• STATED EXERCISE:
Quote all lines below exactly. Images stay out.

==============================

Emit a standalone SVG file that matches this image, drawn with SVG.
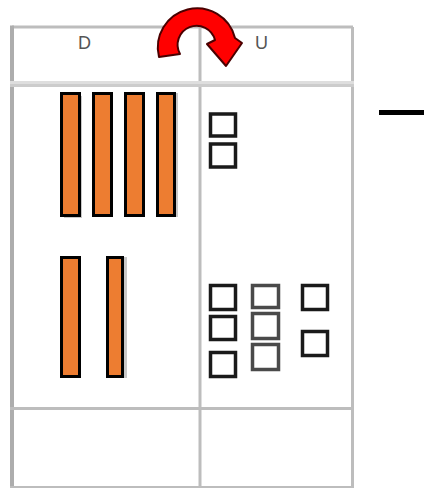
<svg xmlns="http://www.w3.org/2000/svg" width="425" height="488" viewBox="0 0 425 488">
<style>
.grid{stroke:#bdbdbd;stroke-width:3;fill:none}
.bar{fill:#ED7D31;stroke:#000;stroke-width:3}
.sq{fill:#fff;stroke:#1a1a1a;stroke-width:3.5}
.sq2{fill:#fff;stroke:#4a4a4a;stroke-width:3.5}
.lbl{font-family:"Liberation Sans",Arial,sans-serif;font-size:18px;fill:#555}
</style>
<rect width="425" height="488" fill="#fff"/>
<g id="frame">
<line class="grid" x1="12" y1="27" x2="353" y2="27"/>
<line x1="12" y1="25.5" x2="12" y2="488" stroke="#adadad" stroke-width="4"/>
<line class="grid" x1="200" y1="27" x2="200" y2="488" stroke-width="4"/>
<line class="grid" x1="352.5" y1="27" x2="352.5" y2="488"/>
<rect x="10" y="81" width="344" height="3" fill="#dedede"/>
<rect x="10" y="84" width="344" height="3" fill="#cccccc"/>
<line class="grid" x1="10" y1="408.5" x2="354" y2="408.5"/>
<line class="grid" x1="10" y1="487.5" x2="354" y2="487.5" stroke-width="1.5"/>
</g>
<g id="header-D"><text class="lbl" x="78" y="49">D</text></g>
<g id="header-U"><text class="lbl" x="255" y="49" fill="#444">U</text></g>
<g id="swap-arrow">
<path d="M159 57 A39 39 0 1 1 235 38 L242 43 L226 66 L207 44 L215 40 A19 19 0 1 0 180 54 Z" fill="#ff0000" stroke="#4a0000" stroke-width="2" stroke-linejoin="round"/>
</g>
<g id="bars-top">
<rect x="64" y="96" width="18" height="122" fill="#c8c8c8"/>
<rect class="bar" x="61.5" y="93.5" width="18" height="122"/>
<rect class="bar" x="93.5" y="93.5" width="18" height="122"/>
<rect class="bar" x="125.5" y="93.5" width="18" height="122"/>
<rect x="160" y="93" width="18" height="124" fill="#c8c8c8"/>
<rect class="bar" x="157.5" y="93.5" width="17" height="122"/>
</g>
<g id="bars-bottom">
<rect class="bar" x="61.5" y="257.5" width="18" height="119"/>
<rect x="110" y="257" width="17" height="121" fill="#c8c8c8"/>
<rect class="bar" x="107.5" y="257.5" width="15" height="119"/>
</g>
<g id="squares-top">
<rect class="sq" x="210.5" y="114" width="25" height="22"/>
<rect class="sq" x="210.5" y="144" width="25" height="23"/>
</g>
<g id="squares-bottom">
<rect class="sq" x="210.5" y="285.5" width="25" height="24"/>
<rect class="sq" x="210.5" y="316.5" width="25" height="23"/>
<rect class="sq" x="210.5" y="352.5" width="25" height="24"/>
<rect class="sq2" x="252.5" y="285.5" width="26" height="22"/>
<rect class="sq2" x="252.5" y="313.5" width="26" height="25"/>
<rect class="sq2" x="252.5" y="344.5" width="26" height="25"/>
<rect class="sq" x="302.5" y="285.5" width="25" height="24"/>
<rect class="sq" x="302.5" y="331.5" width="25" height="24"/>
</g>
<g id="dash"><rect x="379" y="110" width="45" height="5" fill="#000"/></g>
</svg>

==============================

• EXERCISE RESPONSE:
Emit a standalone SVG file that matches this image, drawn with SVG.
<svg xmlns="http://www.w3.org/2000/svg" width="425" height="488" viewBox="0 0 425 488">
<style>
.grid{stroke:#bdbdbd;stroke-width:3;fill:none}
.bar{fill:#ED7D31;stroke:#000;stroke-width:3}
.sq{fill:#fff;stroke:#1a1a1a;stroke-width:3.5}
.sq2{fill:#fff;stroke:#4a4a4a;stroke-width:3.5}
.lbl{font-family:"Liberation Sans",Arial,sans-serif;font-size:18px;fill:#555}
</style>
<rect width="425" height="488" fill="#fff"/>
<g id="frame">
<line class="grid" x1="12" y1="27" x2="353" y2="27"/>
<line x1="12" y1="25.5" x2="12" y2="488" stroke="#adadad" stroke-width="4"/>
<line class="grid" x1="200" y1="27" x2="200" y2="488" stroke-width="4"/>
<line class="grid" x1="352.5" y1="27" x2="352.5" y2="488"/>
<rect x="10" y="81" width="344" height="3" fill="#dedede"/>
<rect x="10" y="84" width="344" height="3" fill="#cccccc"/>
<line class="grid" x1="10" y1="408.5" x2="354" y2="408.5"/>
<line class="grid" x1="10" y1="487.5" x2="354" y2="487.5" stroke-width="1.5"/>
</g>
<g id="header-D"><text class="lbl" x="78" y="49">D</text></g>
<g id="header-U"><text class="lbl" x="255" y="49" fill="#444">U</text></g>
<g id="swap-arrow">
<path d="M159 57 A39 39 0 1 1 235 38 L242 43 L226 66 L207 44 L215 40 A19 19 0 1 0 180 54 Z" fill="#ff0000" stroke="#4a0000" stroke-width="2" stroke-linejoin="round"/>
</g>
<g id="bars-top">
<rect x="64" y="96" width="18" height="122" fill="#c8c8c8"/>
<rect class="bar" x="61.5" y="93.5" width="18" height="122"/>
<rect class="bar" x="93.5" y="93.5" width="18" height="122"/>
<rect class="bar" x="125.5" y="93.5" width="18" height="122"/>
<rect x="160" y="93" width="18" height="124" fill="#c8c8c8"/>
<rect class="bar" x="157.5" y="93.5" width="17" height="122"/>
</g>
<g id="bars-bottom">
<rect class="bar" x="61.5" y="257.5" width="18" height="119"/>
<rect x="110" y="257" width="17" height="121" fill="#c8c8c8"/>
<rect class="bar" x="107.5" y="257.5" width="15" height="119"/>
</g>
<g id="squares-top">
<rect class="sq" x="210.5" y="114" width="25" height="22"/>
<rect class="sq" x="210.5" y="144" width="25" height="23"/>
</g>
<g id="squares-bottom">
<rect class="sq" x="210.5" y="285.5" width="25" height="24"/>
<rect class="sq" x="210.5" y="316.5" width="25" height="23"/>
<rect class="sq" x="210.5" y="352.5" width="25" height="24"/>
<rect class="sq2" x="252.5" y="285.5" width="26" height="22"/>
<rect class="sq2" x="252.5" y="313.5" width="26" height="25"/>
<rect class="sq2" x="252.5" y="344.5" width="26" height="25"/>
<rect class="sq" x="302.5" y="285.5" width="25" height="24"/>
<rect class="sq" x="302.5" y="331.5" width="25" height="24"/>
</g>
<g id="dash"><rect x="379" y="110" width="45" height="5" fill="#000"/></g>
</svg>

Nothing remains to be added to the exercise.